After Lenin died in 1924 there was a struggle for power among Bolshevik officials. This struggle was long and complex but eventually Trotsky was pushed out by Joseph Stalin, the Party's General Secretary. Trotsky was stripped of his position on the Party's ruling Politburo in 1926. He was then sent to Kazakhstan, then eventually exiled from the USSR. He had no power anymore, although his writing was read widely by Marxists around the world.
Meanwhile Stalin made Trotsky into a useful boogieman, accusing anyone he wanted to kill of being part of a vast Trotskyite conspiracy. Stalin was not content with merely exiling Trotsky, ordered him to be murdered.
Eventually Trotsky moved to Mexico City, where he stayed at the home of the painter Diego Rivera. Some of you may have seen the film "Frida" about Rivera's wife Frida Kahlo. She was played in the film by the beautiful Salma Hayek.
The NKVD (predecessor to the KGB) official Pavel Sudoplatov was assigned to organize Trotsky's murder. He organized several different networks to carry out the murder. In May of 1940 men from one of these networks staged a raid on Trotsky's house. They failed to kill Trotsky.

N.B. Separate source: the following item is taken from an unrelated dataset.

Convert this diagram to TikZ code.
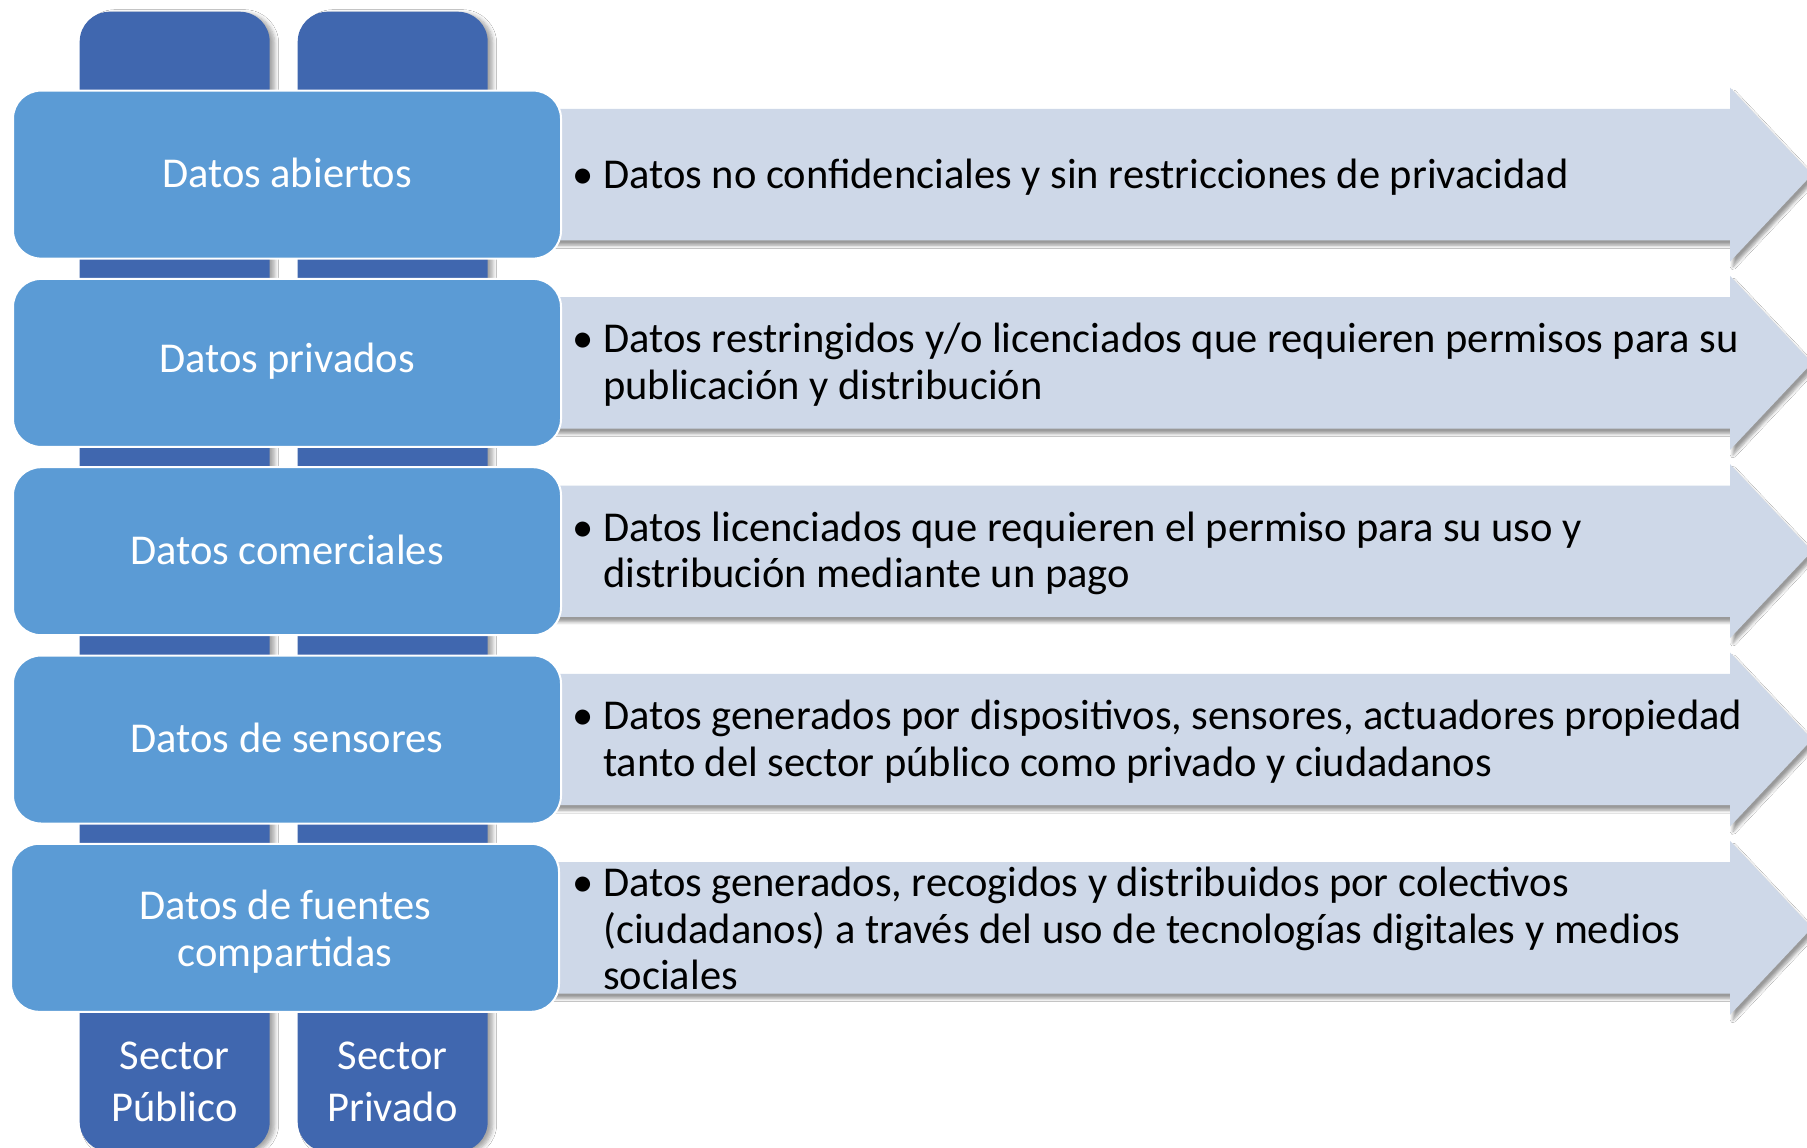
\documentclass[tikz,border=0pt]{standalone}
\usepackage{fontspec}
\setmainfont{Carlito}
\usetikzlibrary{shadows,shadows.blur}
\definecolor{coldark}{RGB}{64,103,175}
\definecolor{boxblue}{RGB}{91,155,213}
\definecolor{arrowfill}{RGB}{206,216,232}
\newcommand{\bul}{\makebox[30pt][l]{\hspace*{-1pt}•}}
\newcommand{\ind}{\hspace*{30pt}}
\begin{document}
\begin{tikzpicture}[x=1pt,y=-1pt,
  colbox/.style={fill=coldark, rounded corners=30pt, inner sep=0pt,
    blur shadow={shadow xshift=5pt, shadow yshift=-2pt, shadow opacity=35, shadow blur steps=6, shadow blur radius=4pt}},
  arrowshape/.style={fill=arrowfill,
    blur shadow={shadow xshift=3pt, shadow yshift=-5pt, shadow opacity=40, shadow blur steps=6, shadow blur radius=3pt}},
  catbox/.style={fill=boxblue, draw=white, line width=2pt, rounded corners=28pt,
    minimum width=548pt, minimum height=168pt, inner sep=0pt},
  cattext/.style={text=white, align=center, inner sep=0pt,
    font=\fontsize{42.5}{46.5}\selectfont},
  desctext/.style={anchor=west, inner sep=0pt, align=left, text=black,
    font=\fontsize{42.5}{46.5}\selectfont},
  sectortext/.style={text=white, align=center, inner sep=0pt,
    font=\fontsize{42.5}{52}\selectfont}]
\useasboundingbox (0,0) rectangle (1807,1148);
\fill[white] (0,0) rectangle (1807,1148);

% columns
\node[colbox, minimum width=190pt, minimum height=1140pt, anchor=north west] (colA) at (79.5,11.5) {};
\node[colbox, minimum width=190pt, minimum height=1140pt, anchor=north west] (colB) at (297.5,11.5) {};

% arrows
\foreach \i in {0,...,4} {
  \pgfmathsetmacro{\c}{174.6+188.3*\i}
  \path[arrowshape] (540,\c-65.7) -- (1730,\c-65.7) -- (1730,\c-87) -- (1812,\c)
     -- (1730,\c+87) -- (1730,\c+65.7) -- (540,\c+65.7) -- cycle;
}

% category boxes
\node[catbox] (b1) at (287,174.6) {};
\node[catbox] (b2) at (287,362.9) {};
\node[catbox] (b3) at (287,551.2) {};
\node[catbox] (b4) at (287,739.5) {};
\node[catbox] (b5) at (285,927.8) {};
\node[cattext] (t1) at ([yshift=1.5pt]b1.center) {Datos abiertos};
\node[cattext] (t2) at ([yshift=1.5pt]b2.center) {Datos privados};
\node[cattext] (t3) at ([yshift=1.5pt]b3.center) {Datos comerciales};
\node[cattext] (t4) at ([yshift=1.5pt]b4.center) {Datos de sensores};
\node[cattext] (t5) at ([yshift=-4pt]b5.center) {Datos de fuentes\\compartidas};

% descriptions
\node[desctext] (d1) at (573,176.8) {\bul Datos no confidenciales y sin restricciones de privacidad};
\node[desctext] (d2) at (573,364.9) {\bul Datos restringidos y/o licenciados que requieren permisos para su\\\ind publicación y distribución};
\node[desctext] (d3) at (573,553.2) {\bul Datos licenciados que requieren el permiso para su uso y\\\ind distribución mediante un pago};
\node[desctext] (d4) at (573,741.5) {\bul Datos generados por dispositivos, sensores, actuadores propiedad\\\ind tanto del sector público como privado y ciudadanos};
\node[desctext] (d5) at (573,928.8) {\bul Datos generados, recogidos y distribuidos por colectivos\\\ind (ciudadanos) a través del uso de tecnologías digitales y medios\\\ind sociales};

% sector labels
\node[sectortext] (s1) at (174.6,1082) {Sector\\Público};
\node[sectortext] (s2) at (392.5,1082) {Sector\\Privado};
\end{tikzpicture}
\end{document}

But on August 20, 1940 another NKVD man struck the blow that would kill Trotsky. A Spanish communist named Ramon Mercader had maneuvered his way into Trotsky's household as an occasional guest. He smuggled in a mountaineering ice axe and, in his words from his trial:
I laid my raincoat on the table in such a way as to be able to remove the ice axe which was in the pocket. I decided not to miss the wonderful opportunity that presented itself. The moment Trotsky began reading the article, he gave me my chance; I took out the ice axe from the raincoat, gripped it in my hand and, with my eyes closed, dealt him a terrible blow on the head.
The blow did not initially kill Trotsky and there was a struggle. Trotsky's bodyguards burst into the room and stopped Mercader. He was convicted and served about twenty years in prison. Stalin had given him a decoration and when he got out of prison he was awarded with the decoration - Hero of the Soviet Union.
*Someone asked the Soviet writer Maxim Gorky why the civil war had been so bloody and he reportedly answered - because there were Russians on both sides.